*Set task*
Retype the lines beneath this one, from the first through the line containing "from matplotlib.patches import Polygon". Pictures are left out.

(Figure scripts)
_____

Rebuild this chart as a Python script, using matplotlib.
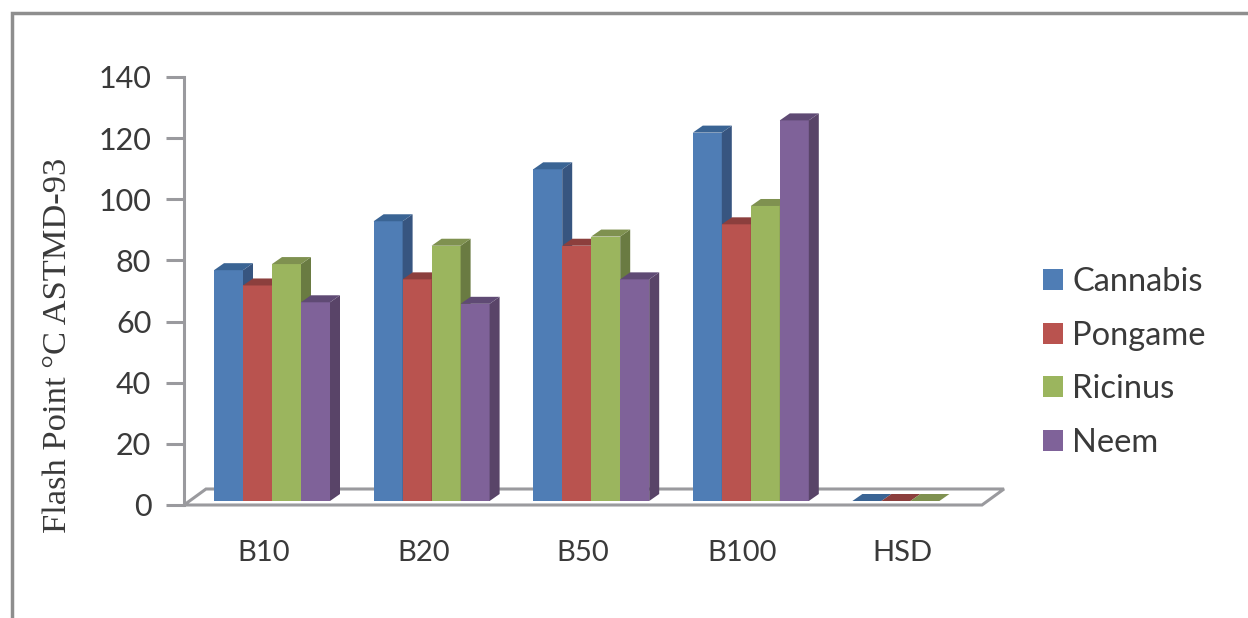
import numpy as np
import matplotlib.pyplot as plt
from matplotlib.lines import Line2D
from matplotlib.patches import Polygon

categories = ["B10", "B20", "B50", "B100", "HSD"]
cannabis = [75.5, 91.5, 108.5, 120.5, 0]
pongame = [70.5, 72.5, 83.5, 90.5, 0]
ricinus = [77.5, 83.5, 86.5, 96.5, 0]
neem = [65, 64.5, 72.5, 124.5, 0]
y_ticks = [0, 20, 40, 60, 80, 100, 120, 140]

names = ["Cannabis", "Pongame", "Ricinus", "Neem"]
series = [cannabis, pongame, ricinus, neem]
front = ["#4F7DB5", "#B9534F", "#9BB55E", "#7F6299"]
top = ["#3A6494", "#8C3F3D", "#7F9150", "#5F4A74"]
side = ["#375580", "#7E3A38", "#6A7B42", "#594468"]

W, H = 1248, 618
GRAY = "#9A9A9E"
TEXT = "#3A3A3A"
plt.rcParams['font.family'] = ['Lato', 'DejaVu Sans']

fig = plt.figure(figsize=(W / 100, H / 100), dpi=100)
# axes = front plane of the 3D box
ax = fig.add_axes([184 / W, 1 - 505 / H, 798 / W, 428 / H])
ax.set_xlim(0, 5)
ax.set_ylim(0, 140)
ax.patch.set_visible(False)
for s in ["top", "right", "bottom"]:
    ax.spines[s].set_visible(False)
ax.spines["left"].set_color(GRAY)
ax.spines["left"].set_linewidth(2.2)

# depth offsets in data units
px_x = 5 / 798
px_y = 140 / 428
floor_dx, floor_dy = 22 * px_x, 16 * px_y
bar_dx, bar_dy = 10 * px_x, 7 * px_y
bar_w = 29 * px_x
bar_base = 4 * px_y
first_left = 30 * px_x

# floor
ax.add_patch(Polygon([(0, 0), (floor_dx, floor_dy), (5 + floor_dx, floor_dy), (5, 0)],
                     closed=True, facecolor="white", edgecolor=GRAY, linewidth=2.2,
                     clip_on=False, zorder=1, joinstyle="miter"))

for c in range(len(categories)):
    for i in range(len(names)):
        v = series[i][c]
        if c == 4 and i == 3:
            continue
        x0 = c + first_left + i * bar_w
        x1 = x0 + bar_w
        y1 = bar_base + v
        if v > 0:
            ax.bar(x0, v, bar_w, bottom=bar_base, align="edge", color=front[i], zorder=3 + i * 0.01)
            ax.add_patch(Polygon([(x1, bar_base), (x1 + bar_dx, bar_base + bar_dy),
                                  (x1 + bar_dx, y1 + bar_dy), (x1, y1)],
                                 closed=True, facecolor=side[i], edgecolor="none", zorder=3 + i * 0.01))
        ax.add_patch(Polygon([(x0, y1), (x0 + bar_dx, y1 + bar_dy),
                              (x1 + bar_dx, y1 + bar_dy), (x1, y1)],
                             closed=True, facecolor=top[i], edgecolor="none", zorder=3 + i * 0.01))

ax.set_xticks(np.arange(5) + 0.5)
ax.set_xticklabels(categories, fontsize=21, color=TEXT)
ax.tick_params(axis="x", length=0, pad=25)
ax.set_yticks(y_ticks)
ax.tick_params(axis="y", direction="out", length=13, width=2.2, color=GRAY,
               labelsize=22, labelcolor=TEXT, pad=10.5)

fig.text(58 / W, 1 - 345 / H, "Flash Point °C ASTMD-93", rotation=90, ha="center", va="center",
         fontsize=24.8, color=TEXT, family="Liberation Serif")

handles = [plt.Rectangle((0, 0), 1, 1, facecolor=f, edgecolor="none") for f in front]
fig.legend(handles, names, loc="center left", bbox_to_anchor=(1043 / W, 1 - 362.5 / H),
           frameon=False, fontsize=23.5, labelcolor=TEXT, handlelength=0.62, handleheight=0.62,
           handletextpad=0.28, labelspacing=0.72, borderpad=0, borderaxespad=0)

# picture frame, left and top only
fig.add_artist(Line2D([12 / W, 12 / W, 1], [0, 1 - 13 / H, 1 - 13 / H], color="#8E8E8E",
                      linewidth=2.5, solid_joinstyle="miter"))

fig.savefig("out.png", dpi=100)
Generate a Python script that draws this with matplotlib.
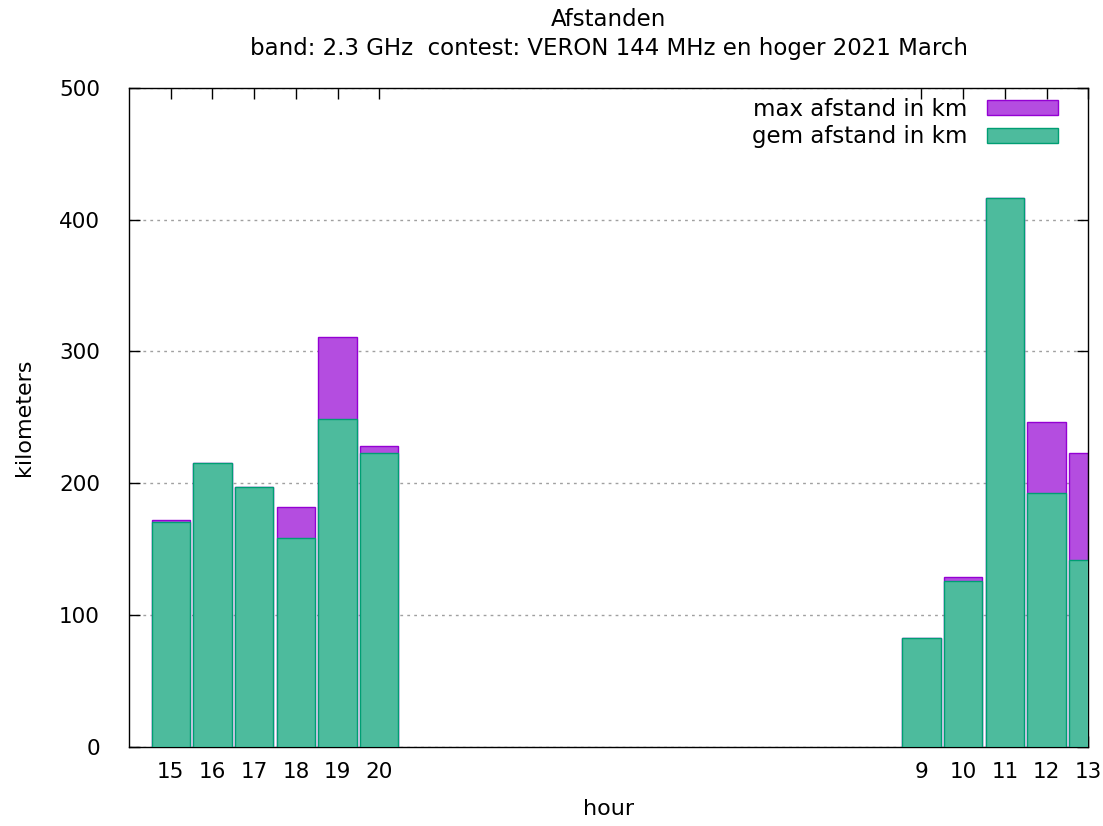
import matplotlib.pyplot as plt
import numpy as np

# hours in the order they appear on the axis (slot index = hours since 15:00)
hours = [15, 16, 17, 18, 19, 20, 9, 10, 11, 12, 13]
slots = [0, 1, 2, 3, 4, 5, 18, 19, 20, 21, 22]
gem_km = [170.3, 215.3, 197.1, 158.2, 248.7, 222.9, 82.5, 125.8, 416.6, 192.8, 142.0]
max_km = [172.3, 215.3, 197.1, 181.9, 311.2, 228.0, 82.5, 129.1, 416.6, 246.4, 222.9]

purple_fill = '#B44DE0'
purple_edge = '#9400D3'
green_fill = '#4DBB9D'
green_edge = '#009E73'

fig = plt.figure(figsize=(11.03, 8.26), dpi=100)
ax = fig.add_axes([0.117, 0.0959, 0.8697, 0.7976])

ax.bar(slots, max_km, width=0.92, color=purple_fill, edgecolor=purple_edge,
       linewidth=1.0, label='max afstand in km', zorder=2)
ax.bar(slots, gem_km, width=0.92, color=green_fill, edgecolor=green_edge,
       linewidth=1.0, label='gem afstand in km', zorder=3)

ax.set_xlim(-1, 22)
ax.set_ylim(0, 500)
ax.set_xticks(slots)
ax.set_xticklabels([str(h) for h in hours])
ax.set_yticks(np.arange(0, 501, 100))

ax.yaxis.grid(True, color='#a0a0a0', linestyle=(0, (2, 3)), linewidth=1, zorder=0)
ax.set_axisbelow(True)

ax.tick_params(direction='in', length=8, width=1, top=True, right=True,
               labelsize=15.5, colors='black')
ax.tick_params(axis='y', pad=21)
ax.tick_params(axis='x', pad=11)
for s in ax.spines.values():
    s.set_linewidth(1)

ax.set_xlabel('hour', fontsize=16, labelpad=12)
ax.set_ylabel('kilometers', fontsize=16, labelpad=18)
ax.set_title('Afstanden\nband: 2.3 GHz  contest: VERON 144 MHz en hoger 2021 March',
             fontsize=16.5, pad=24, linespacing=1.3)

leg = ax.legend(loc='upper right', frameon=False, markerfirst=False, fontsize=16.5,
                handlelength=3.1, handleheight=0.6, handletextpad=0.85,
                borderaxespad=0, borderpad=0, labelspacing=0.2,
                bbox_to_anchor=(0.968, 0.985))

fig.savefig('out.png', dpi=100)
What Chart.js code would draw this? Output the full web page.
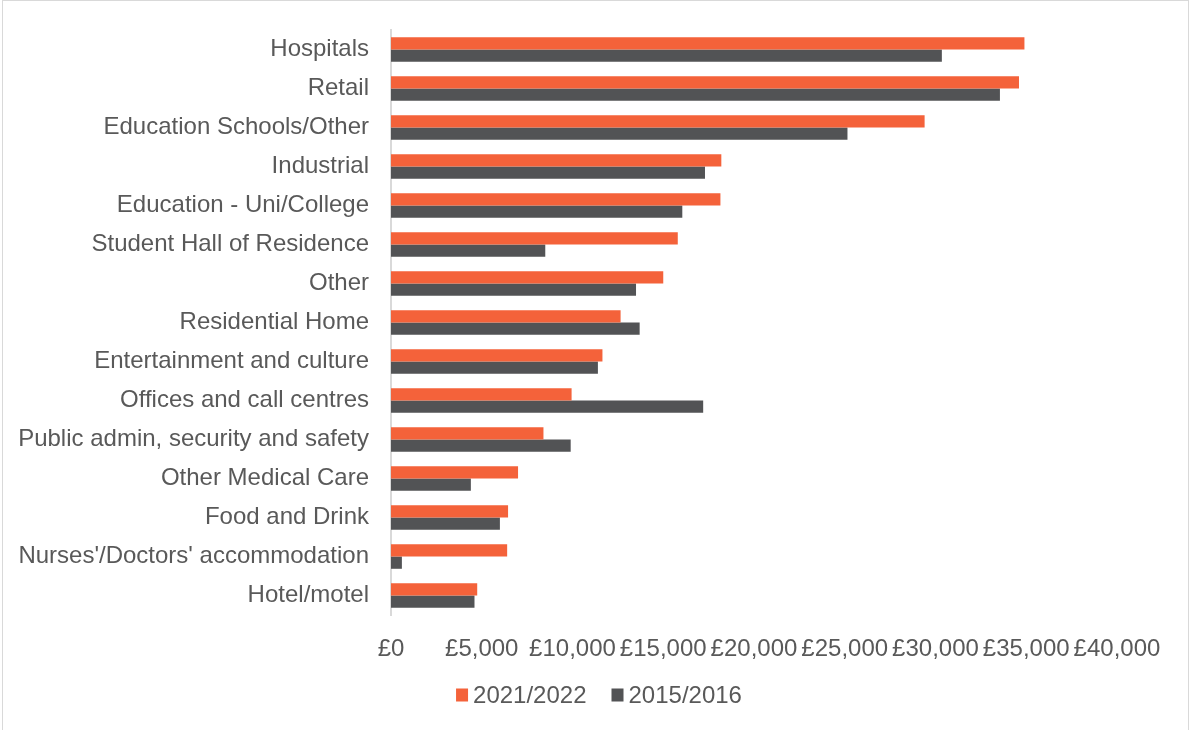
<!DOCTYPE html>
<html>
<head>
<meta charset="utf-8">
<script src="https://cdn.jsdelivr.net/npm/chart.js@4/dist/chart.umd.min.js"></script>
<style>
html,body{margin:0;padding:0;background:#fff;}
canvas{display:block;}
</style>
</head>
<body>
<canvas id="c" width="1190" height="730"></canvas>
<script>
const categories = [
  "Hospitals",
  "Retail",
  "Education Schools/Other",
  "Industrial",
  "Education - Uni/College",
  "Student Hall of Residence",
  "Other",
  "Residential Home",
  "Entertainment and culture",
  "Offices and call centres",
  "Public admin, security and safety",
  "Other Medical Care",
  "Food and Drink",
  "Nurses'/Doctors' accommodation",
  "Hotel/motel"
];
const series2021 = [34900, 34600, 29400, 18200, 18150, 15800, 15000, 12650, 11650, 9950, 8400, 7000, 6450, 6400, 4750];
const series2015 = [30350, 33550, 25150, 17300, 16050, 8500, 13500, 13700, 11400, 17200, 9900, 4400, 6000, 600, 4600];
const seriesNames = ["2021/2022", "2015/2016"];
const xTicks = [0, 5000, 10000, 15000, 20000, 25000, 30000, 35000, 40000];

const FONT = "'Liberation Sans', Arial, sans-serif";
const TEXT = "#595959";
const FS = 24;

const borderPlugin = {
  id: 'outerBorder',
  beforeDraw(chart) {
    const ctx = chart.ctx;
    ctx.save();
    ctx.fillStyle = '#ffffff';
    ctx.fillRect(0, 0, chart.width, chart.height);
    ctx.strokeStyle = '#d9d9d9';
    ctx.lineWidth = 1;
    ctx.strokeRect(2.5, 0.5, chart.width - 4, chart.height + 5);
    ctx.restore();
  }
};

const legendPlugin = {
  id: 'customLegend',
  afterDraw(chart) {
    const ctx = chart.ctx;
    ctx.save();
    ctx.font = FS + "px " + FONT;
    ctx.textBaseline = 'middle';
    const box = 12, gapBoxText = 5, gapItems = 25;
    const items = chart.data.datasets.map(d => ({ text: d.label, color: d.backgroundColor, w: ctx.measureText(d.label).width }));
    let total = 0;
    items.forEach((it, i) => { total += box + gapBoxText + it.w + (i < items.length - 1 ? gapItems : 0); });
    let x = 599 - total / 2;
    const cy = 695;
    items.forEach(it => {
      ctx.fillStyle = it.color;
      ctx.fillRect(x, cy - 6.5, box, box + 1);
      ctx.fillStyle = TEXT;
      ctx.fillText(it.text, x + box + gapBoxText, cy + 1);
      x += box + gapBoxText + it.w + gapItems;
    });
    ctx.restore();
  }
};

new Chart(document.getElementById('c'), {
  type: 'bar',
  data: {
    labels: categories,
    datasets: [
      { label: seriesNames[0], data: series2021, backgroundColor: '#F4623A', borderWidth: 0 },
      { label: seriesNames[1], data: series2015, backgroundColor: '#525355', borderWidth: 0 }
    ]
  },
  options: {
    indexAxis: 'y',
    responsive: false,
    animation: false,
    devicePixelRatio: 1,
    layout: { padding: { left: 0, right: 0, top: 30, bottom: 55 } },
    datasets: { bar: { categoryPercentage: 0.63, barPercentage: 1.0 } },
    scales: {
      x: {
        min: 0, max: 40000,
        afterBuildTicks(scale) { scale.ticks = xTicks.map(v => ({ value: v })); },
        afterFit(scale) { scale.height = 60; scale.paddingLeft = 0; scale.paddingRight = 0; },
        grid: { display: false, drawTicks: false },
        border: { display: false },
        ticks: {
          padding: 20,
          color: TEXT,
          font: { family: FONT, size: FS },
          maxRotation: 0,
          autoSkip: false,
          callback: (v) => '£' + Number(v).toLocaleString('en-GB')
        }
      },
      y: {
        afterFit(scale) { scale.width = 391; scale.paddingTop = 0; scale.paddingBottom = 0; },
        grid: { display: false, drawTicks: false },
        border: { display: true, color: '#d9d9d9', width: 2 },
        ticks: {
          padding: 22,
          color: TEXT,
          font: { family: FONT, size: FS },
          autoSkip: false
        }
      },
      yRight: {
        position: 'right',
        type: 'category',
        labels: categories,
        afterFit(scale) { scale.width = 73; scale.paddingTop = 0; scale.paddingBottom = 0; },
        grid: { display: false, drawTicks: false },
        border: { display: false },
        ticks: { display: false }
      }
    },
    plugins: {
      legend: { display: false },
      tooltip: { enabled: false }
    }
  },
  plugins: [borderPlugin, legendPlugin]
});
</script>
</body>
</html>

_____

*Solution to this task*
Rebuild this chart as a Python script, using matplotlib.
import numpy as np
import matplotlib.pyplot as plt
from matplotlib.lines import Line2D
from matplotlib.patches import Polygon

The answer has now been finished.